--- Begin RAW DATA ---

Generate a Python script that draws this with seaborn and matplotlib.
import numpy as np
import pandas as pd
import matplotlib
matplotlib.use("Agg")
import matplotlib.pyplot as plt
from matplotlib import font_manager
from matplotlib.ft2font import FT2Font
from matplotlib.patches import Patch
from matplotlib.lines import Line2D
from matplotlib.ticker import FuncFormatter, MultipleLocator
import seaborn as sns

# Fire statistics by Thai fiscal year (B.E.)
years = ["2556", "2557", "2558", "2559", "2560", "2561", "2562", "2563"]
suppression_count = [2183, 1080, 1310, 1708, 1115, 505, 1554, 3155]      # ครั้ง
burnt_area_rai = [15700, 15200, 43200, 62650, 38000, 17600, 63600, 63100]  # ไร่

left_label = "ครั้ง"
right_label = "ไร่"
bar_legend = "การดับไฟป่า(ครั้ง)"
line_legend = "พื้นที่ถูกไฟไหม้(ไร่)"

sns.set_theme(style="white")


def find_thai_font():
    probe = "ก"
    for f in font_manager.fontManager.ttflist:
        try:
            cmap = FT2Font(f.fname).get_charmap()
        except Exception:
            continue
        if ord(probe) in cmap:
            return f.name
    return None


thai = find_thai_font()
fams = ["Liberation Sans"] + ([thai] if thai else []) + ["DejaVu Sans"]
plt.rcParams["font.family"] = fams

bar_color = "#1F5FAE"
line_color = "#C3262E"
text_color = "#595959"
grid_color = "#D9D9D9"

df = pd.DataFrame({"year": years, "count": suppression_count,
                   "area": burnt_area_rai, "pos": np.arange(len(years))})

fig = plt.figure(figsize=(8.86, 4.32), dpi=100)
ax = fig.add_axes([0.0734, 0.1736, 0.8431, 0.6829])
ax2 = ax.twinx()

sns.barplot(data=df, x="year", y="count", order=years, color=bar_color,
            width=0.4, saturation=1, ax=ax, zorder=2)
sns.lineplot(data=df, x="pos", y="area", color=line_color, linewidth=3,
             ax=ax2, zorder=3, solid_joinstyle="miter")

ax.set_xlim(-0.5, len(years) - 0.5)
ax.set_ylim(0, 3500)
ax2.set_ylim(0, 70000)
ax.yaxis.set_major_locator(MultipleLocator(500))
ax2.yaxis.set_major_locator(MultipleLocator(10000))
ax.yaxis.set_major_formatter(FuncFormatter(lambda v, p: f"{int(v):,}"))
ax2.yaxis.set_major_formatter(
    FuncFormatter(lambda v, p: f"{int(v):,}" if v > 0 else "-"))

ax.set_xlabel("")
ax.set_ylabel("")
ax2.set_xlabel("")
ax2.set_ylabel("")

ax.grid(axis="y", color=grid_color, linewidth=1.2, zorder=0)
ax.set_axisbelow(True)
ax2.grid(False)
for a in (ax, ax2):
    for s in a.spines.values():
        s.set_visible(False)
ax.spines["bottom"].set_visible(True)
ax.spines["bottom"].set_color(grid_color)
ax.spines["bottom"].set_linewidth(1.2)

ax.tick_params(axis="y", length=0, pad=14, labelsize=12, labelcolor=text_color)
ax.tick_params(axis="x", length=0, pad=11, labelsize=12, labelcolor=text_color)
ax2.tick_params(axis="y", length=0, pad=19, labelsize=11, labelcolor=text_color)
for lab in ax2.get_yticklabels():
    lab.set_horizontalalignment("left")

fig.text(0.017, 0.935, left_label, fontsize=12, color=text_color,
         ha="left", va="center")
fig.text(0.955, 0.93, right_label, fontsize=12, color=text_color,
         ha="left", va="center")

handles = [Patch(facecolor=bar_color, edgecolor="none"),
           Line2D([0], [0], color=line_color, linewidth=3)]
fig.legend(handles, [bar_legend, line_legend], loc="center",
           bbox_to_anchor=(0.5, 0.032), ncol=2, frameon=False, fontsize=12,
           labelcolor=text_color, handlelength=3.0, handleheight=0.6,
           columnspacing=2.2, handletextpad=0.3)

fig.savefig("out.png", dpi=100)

--- End RAW DATA ---

**WHAT TO PRODUCE**.
From the very first line of the data through the line with "return None" in it, please reproduce each line exactly and output nothing more.

**FINAL RESULT**.
Generate a Python script that draws this with seaborn and matplotlib.
import numpy as np
import pandas as pd
import matplotlib
matplotlib.use("Agg")
import matplotlib.pyplot as plt
from matplotlib import font_manager
from matplotlib.ft2font import FT2Font
from matplotlib.patches import Patch
from matplotlib.lines import Line2D
from matplotlib.ticker import FuncFormatter, MultipleLocator
import seaborn as sns

# Fire statistics by Thai fiscal year (B.E.)
years = ["2556", "2557", "2558", "2559", "2560", "2561", "2562", "2563"]
suppression_count = [2183, 1080, 1310, 1708, 1115, 505, 1554, 3155]      # ครั้ง
burnt_area_rai = [15700, 15200, 43200, 62650, 38000, 17600, 63600, 63100]  # ไร่

left_label = "ครั้ง"
right_label = "ไร่"
bar_legend = "การดับไฟป่า(ครั้ง)"
line_legend = "พื้นที่ถูกไฟไหม้(ไร่)"

sns.set_theme(style="white")


def find_thai_font():
    probe = "ก"
    for f in font_manager.fontManager.ttflist:
        try:
            cmap = FT2Font(f.fname).get_charmap()
        except Exception:
            continue
        if ord(probe) in cmap:
            return f.name
    return None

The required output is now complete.